No caso do cancro do cólon e reto, por exemplo, a remoção de pólipos antes da sua transformação maligna pode evitar o desenvolvimento da doença. A colonoscopia permite diagnosticar e tratar lesões precursoras, sendo um dos pilares da prevenção.
A explicação clara do conceito de rastreio é essencial para aumentar a adesão da população, conforme preconizado pelos programas nacionais.
Endoscopia terapêutica: mais do que um exame diagnóstico
É frequente que os doentes associem a endoscopia apenas à componente diagnóstica. No entanto, a vertente terapêutica tem vindo a ganhar relevo. A remoção de pólipos, o tratamento de lesões vasculares ou a dilatação de estenoses são alguns exemplos de intervenções realizadas por via endoscópica.
Estes procedimentos, minimamente invasivos, permitem evitar cirurgias convencionais e reduzir o tempo de recuperação, com evidente benefício clínico e funcional para o doente.
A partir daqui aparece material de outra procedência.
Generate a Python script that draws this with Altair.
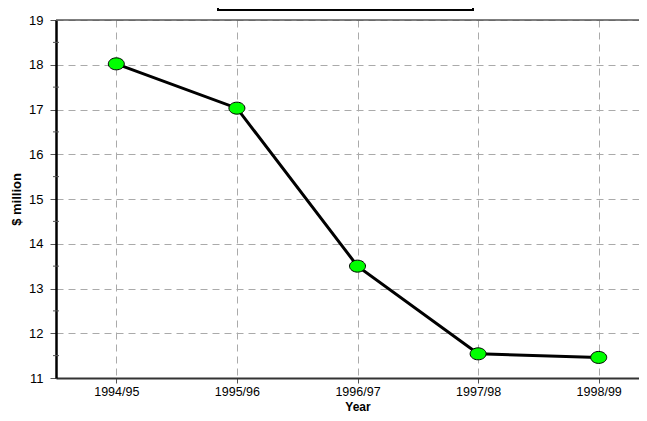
import altair as alt
import pandas as pd

years = ["1994/95", "1995/96", "1996/97", "1997/98", "1998/99"]
values = [18.02, 17.03, 13.5, 11.54, 11.46]
y_ticks = [11, 12, 13, 14, 15, 16, 17, 18, 19]
minor_ticks = [11.5, 12.5, 13.5, 14.5, 15.5, 16.5, 17.5, 18.5]

df = pd.DataFrame({"i": list(range(len(years))), "Year": years, "value": values})

ellipse = "M-1,0 A1,0.75 0 1,0 1,0 A1,0.75 0 1,0 -1,0 Z"
label_expr = "[" + ",".join("'" + y + "'" for y in years) + "][datum.value]"

xs = alt.Scale(domain=[-0.5, 4.334], nice=False, zero=False)
ys = alt.Scale(domain=[11, 19], nice=False, zero=False)

x_enc = alt.X("i:Q", scale=xs, title="Year",
              axis=alt.Axis(values=list(range(len(years))), labelExpr=label_expr,
                            labelAngle=0, tickSize=5, tickColor="#555",
                            domainColor="#333", domainWidth=2, grid=True,
                            gridDash=[7, 5], gridColor="#aaa",
                            labelFontSize=12.5, labelPadding=2, labelFlush=False,
                            labelOverlap=False,
                            titleFontSize=12, titleFontWeight=900,
                            titleBaseline="alphabetic", titleY=32, titleX=301.5))
y_enc = alt.Y("value:Q", scale=ys, title="$ million",
              axis=alt.Axis(values=y_ticks, tickSize=6, tickColor="#555",
                            domainColor="black", domainWidth=2.5,
                            gridDash=[7, 5], gridColor="#aaa",
                            labelFontSize=13, labelPadding=7,
                            titleFontSize=13, titleFontWeight=900,
                            titlePadding=5))

line = alt.Chart(df).mark_line(color="black", strokeWidth=3).encode(x=x_enc, y=y_enc)
pts = alt.Chart(df).mark_point(shape=ellipse, filled=True, fill="#00ff00",
                               stroke="black", strokeWidth=1, size=256, opacity=1).encode(
    x="i:Q", y="value:Q")

top = alt.Chart(pd.DataFrame({"v": [19]})).mark_rule(color="#555", strokeWidth=1.5).encode(
    y=alt.Y("v:Q"))
minor = alt.Chart(pd.DataFrame({"m": minor_ticks})).mark_rule(color="#555", strokeWidth=1).encode(
    y=alt.Y("m:Q"), x=alt.value(-3), x2=alt.value(3))
box = alt.Chart(pd.DataFrame({"b": [0]})).mark_rect(fill="white", stroke="black", strokeWidth=2).encode(
    x=alt.value(162), x2=alt.value(417), y=alt.value(-40), y2=alt.value(-10))

chart = alt.layer(top, line, pts, minor, box).properties(
    width=583, height=358,
    autosize=alt.AutoSizeParams(type="none"),
    padding={"left": 48, "top": 12, "right": 0, "bottom": 35},
).configure_view(stroke="transparent").configure_axis(
    labelFont="Liberation Sans", titleFont="Liberation Sans", labelColor="black", titleColor="black"
)

chart.save("out.html", embed_options={"renderer": "svg", "actions": False})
O que o doente deve saber antes do exame
Uma comunicação eficaz entre o médico e o doente é essencial para garantir uma experiência segura e esclarecida. O doente deve receber informação escrita sobre:
- A indicação do exame e o seu objetivo;
- A preparação necessária (jejum, suspensão de medicação, dieta);
- As condições de segurança associadas à sedação;
- A possibilidade de serem colhidas biópsias;
- Os cuidados após o exame, especialmente em caso de sedação.
A entrega de documentação e a possibilidade de colocar dúvidas contribuem para um processo de decisão partilhado e para a melhoria da literacia em saúde.
Conclusão
A endoscopia digestiva é uma ferramenta essencial na prevenção, diagnóstico e tratamento de diversas doenças do aparelho digestivo. A desconstrução de mitos e a promoção da literacia em saúde são passos fundamentais para melhorar a aceitação e adesão da população aos exames.
A articulação entre a Medicina Geral e Familiar e a Gastrenterologia é determinante para o sucesso desta estratégia, reforçando a confiança dos doentes e garantindo decisões clínicas mais informadas e eficazes.